The biggest security threat to your bitcoin wallet aside from how you store it, is  how the key was generated. Computer random generators are not as random as one might expect.

 

Not so Random

Random number generators are typically software, pseudo-random number generators. Their outputs are not truly random numbers. Instead, they rely on algorithms to mimic the selection of a value to approximate true randomness. Pseudo random number generators work with the user setting the distribution, or scope from which the random number is selected (e.g. lowest to highest), and the number is instantly presented.

The outputted values from a pseudo-random number are adequate for use in most applications, but they should not always be relied on for secure cryptographic implementations. For such uses, a cryptographically secure pseudo-random number generator is called for.

A true random number generator(TRNG) is cryptographically secure and requires data points taken from physical attributes, such as atmospheric or thermal conditions. Such tools may also take into account measurement biases. They may also utilize physical coin flipping and dice rolling processes.

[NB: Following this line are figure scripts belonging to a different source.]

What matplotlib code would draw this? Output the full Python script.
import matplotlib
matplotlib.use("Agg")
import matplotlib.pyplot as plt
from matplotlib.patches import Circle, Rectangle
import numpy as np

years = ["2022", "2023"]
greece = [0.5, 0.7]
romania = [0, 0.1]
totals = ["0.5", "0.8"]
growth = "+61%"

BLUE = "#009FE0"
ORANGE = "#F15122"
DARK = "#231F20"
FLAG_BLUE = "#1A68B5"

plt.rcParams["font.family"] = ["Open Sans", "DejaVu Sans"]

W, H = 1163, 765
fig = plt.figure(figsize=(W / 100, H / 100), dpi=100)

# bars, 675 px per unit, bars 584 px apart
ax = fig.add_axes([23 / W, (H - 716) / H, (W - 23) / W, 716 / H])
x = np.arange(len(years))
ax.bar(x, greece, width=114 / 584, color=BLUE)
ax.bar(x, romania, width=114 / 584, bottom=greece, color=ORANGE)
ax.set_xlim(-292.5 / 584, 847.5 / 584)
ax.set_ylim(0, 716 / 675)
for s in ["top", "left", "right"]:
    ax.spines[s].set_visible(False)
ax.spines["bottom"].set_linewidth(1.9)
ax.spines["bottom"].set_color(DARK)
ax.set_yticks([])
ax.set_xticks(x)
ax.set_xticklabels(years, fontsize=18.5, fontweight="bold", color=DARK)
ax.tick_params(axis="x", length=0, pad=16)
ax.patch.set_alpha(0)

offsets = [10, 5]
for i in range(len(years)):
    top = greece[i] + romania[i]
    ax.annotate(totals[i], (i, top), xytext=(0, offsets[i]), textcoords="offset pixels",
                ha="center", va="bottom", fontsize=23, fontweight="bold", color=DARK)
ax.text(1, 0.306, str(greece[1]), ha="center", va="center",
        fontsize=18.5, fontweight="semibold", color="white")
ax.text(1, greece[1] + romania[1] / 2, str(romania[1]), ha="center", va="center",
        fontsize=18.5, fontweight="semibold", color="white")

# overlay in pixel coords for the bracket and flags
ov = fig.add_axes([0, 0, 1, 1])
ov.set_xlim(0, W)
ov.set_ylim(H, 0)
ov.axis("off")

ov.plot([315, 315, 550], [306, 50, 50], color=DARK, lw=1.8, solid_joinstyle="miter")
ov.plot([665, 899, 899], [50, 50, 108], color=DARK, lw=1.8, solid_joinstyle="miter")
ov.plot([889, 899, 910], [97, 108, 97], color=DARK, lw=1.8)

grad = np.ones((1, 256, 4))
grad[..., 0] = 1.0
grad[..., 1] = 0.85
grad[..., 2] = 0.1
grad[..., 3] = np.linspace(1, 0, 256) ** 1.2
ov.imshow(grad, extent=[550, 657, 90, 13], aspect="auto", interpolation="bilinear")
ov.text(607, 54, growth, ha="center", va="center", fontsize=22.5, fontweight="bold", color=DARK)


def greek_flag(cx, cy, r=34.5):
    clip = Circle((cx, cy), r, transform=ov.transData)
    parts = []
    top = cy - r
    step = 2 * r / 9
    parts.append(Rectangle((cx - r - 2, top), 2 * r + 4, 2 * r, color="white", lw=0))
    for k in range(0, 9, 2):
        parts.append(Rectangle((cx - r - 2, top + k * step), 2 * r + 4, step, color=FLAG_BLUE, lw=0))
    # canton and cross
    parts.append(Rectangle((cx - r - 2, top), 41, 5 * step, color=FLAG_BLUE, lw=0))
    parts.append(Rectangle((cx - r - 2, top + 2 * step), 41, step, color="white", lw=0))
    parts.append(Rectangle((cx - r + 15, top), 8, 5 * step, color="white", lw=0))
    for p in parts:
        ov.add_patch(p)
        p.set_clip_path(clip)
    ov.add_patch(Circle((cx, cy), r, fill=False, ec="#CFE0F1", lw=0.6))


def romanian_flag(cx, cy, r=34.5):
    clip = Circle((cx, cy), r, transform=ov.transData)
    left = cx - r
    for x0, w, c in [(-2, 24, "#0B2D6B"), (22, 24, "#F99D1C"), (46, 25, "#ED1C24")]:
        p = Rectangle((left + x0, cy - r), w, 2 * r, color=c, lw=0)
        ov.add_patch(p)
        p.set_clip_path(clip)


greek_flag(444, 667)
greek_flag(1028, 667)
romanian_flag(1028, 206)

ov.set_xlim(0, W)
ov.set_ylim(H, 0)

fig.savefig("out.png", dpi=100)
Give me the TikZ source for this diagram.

One of the most important security considerations you will make is how your private key is generated. Some people create them manually using coin flipping. Binary format 256-bit private keys can be generated by flipping a coin 160 times and recording each tails landed as a 0 and heads as a 1. String these numbers together and you have a truly random number (well, kind of, and certainly unpredictable to another….). Most, however, rely on whichever wallet software they are using to create their private keys for them.

A good and secure software wallet will use some kind of entropy(unique measurable property), this will ensure a good amount of randomness to the generated private key. For wallets like Bitcoin Core or Exodus, the software uses a combination of 4 entropies: low-level processor instructions, entropy from the OS, dynamic events and static events.

Each of these are unique to your computing device and are frequently changing at all times. Hardware wallets like Ledger Nano devices use their own hardware Random Number Generator (RNG) chip embedded in the device to generate the private key. These RNG chips have been evaluated by a third-party laboratory and have obtained the highest level of certification (EAL5+, AIS-31). These hardware RNG devices typically use several oscillators running in parallel and are sampled a specific timing. This very tiny source of entropy is amplified by different means and the result is used to feed the Random Number Generator.

If you are a paranoid person, or you just like to do things the best way possible, coin flipping is probably the best way to generate a private key.